Former New York City mayor and one-time Democratic candidate for president Michael Bloomberg announced he’ll be donating $100 million to four historically Black medical schools on Thursday (September 3), which includes a $32.8 million to the Howard University College of Medicine.
The donation is designed to improve the health and wellness of Black communities during the coronavirus pandemic and ease the financial burden on Black medical students.
According to a press release from Howard, 800 medical students among the four institutions will each receive grants up to $100,000. Other schools receiving money include the Charles R. Drew University of Science and Medicine in Los Angeles; Meharry Medical College in Nashville; and Morehouse School of Medicine in Atlanta.

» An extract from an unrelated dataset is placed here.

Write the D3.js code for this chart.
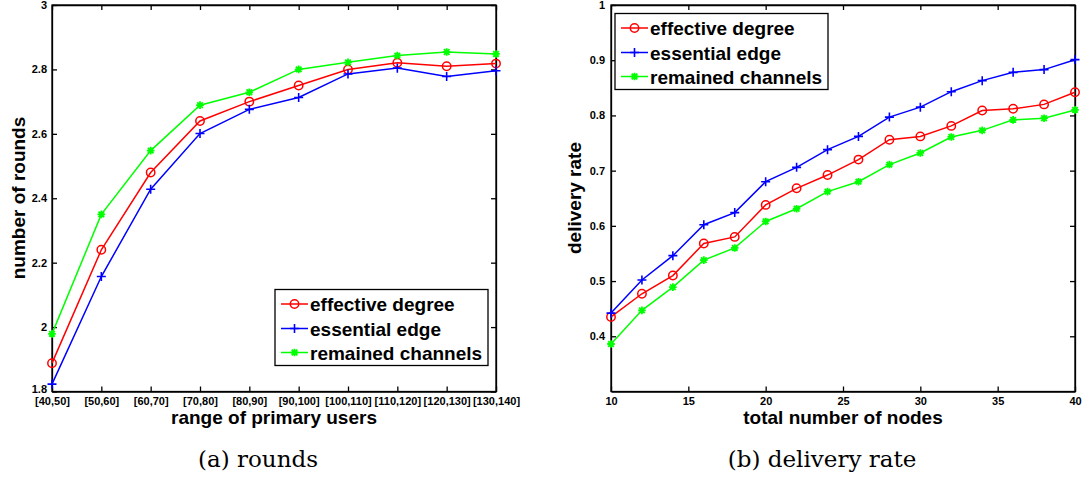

“Healthcare disparities exist for a myriad of reasons related to systemic infrastructural issues, not the least of which is the dearth of black doctors. Black doctors with cultural competency are a major part of the solution, but their path is often hampered by a compromised financial situation,” Dr. Wayne A. I. Frederick, President of Howard University, said in the release. “This gift from Bloomberg Philanthropies is the first stone dropped into a calm lake of opportunity and promise. The ripple effects that it will have on the lives of our students and our programs will carry on for generations.”
Black newborn babies in the U.S. are more likely to survive childbirth if they are cared for by Black doctors, according to a recent study. They are also three times more likely to die when cared for by white doctors.
Researchers from George Mason University analyzed the data that studied 1.8 million hospital births in Florida between 1992 and 2015. The study was published Monday (August 17) in the journal Proceedings of the National Academy of Sciences, also known as PNAS.
The study found that the mortality rate of Black newborns shrunk by between 39% and 58% when Black physicians took charge of the birth, further proving the racial disparities in healthcare even at a young age. Contrastly, the mortality rate for white babies was largely unaffected by the doctor's race.
The coronavirus has also especially hit the African American community hard. A report from ProPublica concludes that, as COVID-19 spread, it spiked in Black communities in various cities across the country.
What’s more, chronic conditions like asthma, heart disease, hypertension and diabetes that exist in higher numbers in Black populations mean Black people are especially vulnerable to the virus’ more serious complications.
According to the New York Times’ DealBook newsletter, Bloomberg’s initiative is to increase the number of Black doctors in America and ultimately lower racial disparities in health and wealth. The donation was made after he reportedly reviewed data suggesting Black doctors help provide more positive outcomes for Black patients.